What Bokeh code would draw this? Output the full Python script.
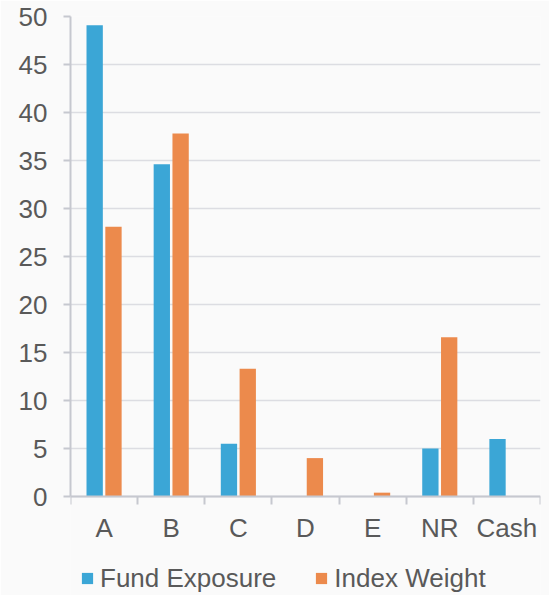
from bokeh.plotting import figure
from bokeh.models import ColumnDataSource, FixedTicker, Range1d, Legend, LegendItem
from bokeh.transform import dodge
from bokeh.embed import file_html
from bokeh.resources import INLINE

categories = ["A", "B", "C", "D", "E", "NR", "Cash"]
fund_exposure = [49.1, 34.6, 5.5, 0.0, 0.0, 5.0, 6.0]
index_weight = [28.1, 37.8, 13.3, 4.0, 0.4, 16.6, 0.0]
y_ticks = [0, 5, 10, 15, 20, 25, 30, 35, 40, 45, 50]

positions = [i + 0.5 for i in range(len(categories))]
source = ColumnDataSource(dict(x=positions, fund=fund_exposure, index=index_weight, cat=categories))

BG = "#fafafa"
TXT = "#595959"
AX = "#c6c8cf"
FONT = "Liberation Sans"

# frame extends below zero so the legend sits inside it; x axis is pinned at y = 0
FRAME_H = 579
Y_MAX = 50
Y_MIN = Y_MAX - FRAME_H / 9.6

p = figure(frame_width=470, frame_height=FRAME_H,
           output_backend="svg", toolbar_location=None,
           x_range=Range1d(0, len(categories)), y_range=Range1d(Y_MIN, Y_MAX),
           min_border_left=70, min_border_right=9, min_border_top=16, min_border_bottom=0)
p.background_fill_color = BG
p.border_fill_color = BG
p.outline_line_color = None

r1 = p.vbar(x=dodge("x", -0.14), top="fund", width=0.243, source=source,
            fill_color="#3ba6d6", line_color=None)
r2 = p.vbar(x=dodge("x", 0.14), top="index", width=0.243, source=source,
            fill_color="#ec8a4c", line_color=None)

# x axis: labels at category centres, ticks at category boundaries
p.xaxis.fixed_location = 0
p.xaxis.ticker = FixedTicker(ticks=positions, minor_ticks=list(range(len(categories) + 1)))
p.xaxis.major_label_overrides = {pos: c for pos, c in zip(positions, categories)}
p.xaxis.major_tick_out = 0
p.xaxis.major_tick_in = 0
p.xaxis.minor_tick_out = 8
p.xaxis.minor_tick_in = 0
p.xaxis.minor_tick_line_color = AX
p.xaxis.minor_tick_line_width = 2
p.xaxis.axis_line_color = AX
p.xaxis.axis_line_width = 2
p.xaxis.major_label_standoff = 8
p.xaxis.major_label_text_font = FONT
p.xaxis.major_label_text_font_size = "26px"
p.xaxis.major_label_text_color = TXT
p.xgrid.grid_line_color = None

p.yaxis.ticker = FixedTicker(ticks=y_ticks)
p.yaxis.bounds = (0, 50)
p.yaxis.major_tick_out = 7
p.yaxis.major_tick_in = 0
p.yaxis.minor_tick_line_color = None
p.yaxis.major_tick_line_color = AX
p.yaxis.major_tick_line_width = 2
p.yaxis.axis_line_color = AX
p.yaxis.axis_line_width = 2
p.yaxis.major_label_standoff = 16
p.yaxis.major_label_text_font = FONT
p.yaxis.major_label_text_font_size = "26px"
p.yaxis.major_label_text_color = TXT
p.ygrid.grid_line_color = "#dcdde2"
p.ygrid.grid_line_width = 1.5

legend = Legend(items=[LegendItem(label="Fund Exposure", renderers=[r1]),
                       LegendItem(label="Index Weight", renderers=[r2])],
                orientation="horizontal", location=(10, 1.5),
                glyph_width=14, glyph_height=14, label_standoff=6, spacing=38,
                padding=0, margin=0, border_line_color=None, background_fill_alpha=0,
                label_text_font=FONT, label_text_font_size="26px", label_text_color=TXT)
p.add_layout(legend, "center")

open("out.html", "w").write(file_html(p, INLINE))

## PROBLEM TO WORK ON
Restate exactly, please, only the lines between the start of the data and the line containing "Y_MIN = Y_MAX - FRAME_H / 9.6", both ends included, skipping the pictures.

## RESULT
What Bokeh code would draw this? Output the full Python script.
from bokeh.plotting import figure
from bokeh.models import ColumnDataSource, FixedTicker, Range1d, Legend, LegendItem
from bokeh.transform import dodge
from bokeh.embed import file_html
from bokeh.resources import INLINE

categories = ["A", "B", "C", "D", "E", "NR", "Cash"]
fund_exposure = [49.1, 34.6, 5.5, 0.0, 0.0, 5.0, 6.0]
index_weight = [28.1, 37.8, 13.3, 4.0, 0.4, 16.6, 0.0]
y_ticks = [0, 5, 10, 15, 20, 25, 30, 35, 40, 45, 50]

positions = [i + 0.5 for i in range(len(categories))]
source = ColumnDataSource(dict(x=positions, fund=fund_exposure, index=index_weight, cat=categories))

BG = "#fafafa"
TXT = "#595959"
AX = "#c6c8cf"
FONT = "Liberation Sans"

# frame extends below zero so the legend sits inside it; x axis is pinned at y = 0
FRAME_H = 579
Y_MAX = 50
Y_MIN = Y_MAX - FRAME_H / 9.6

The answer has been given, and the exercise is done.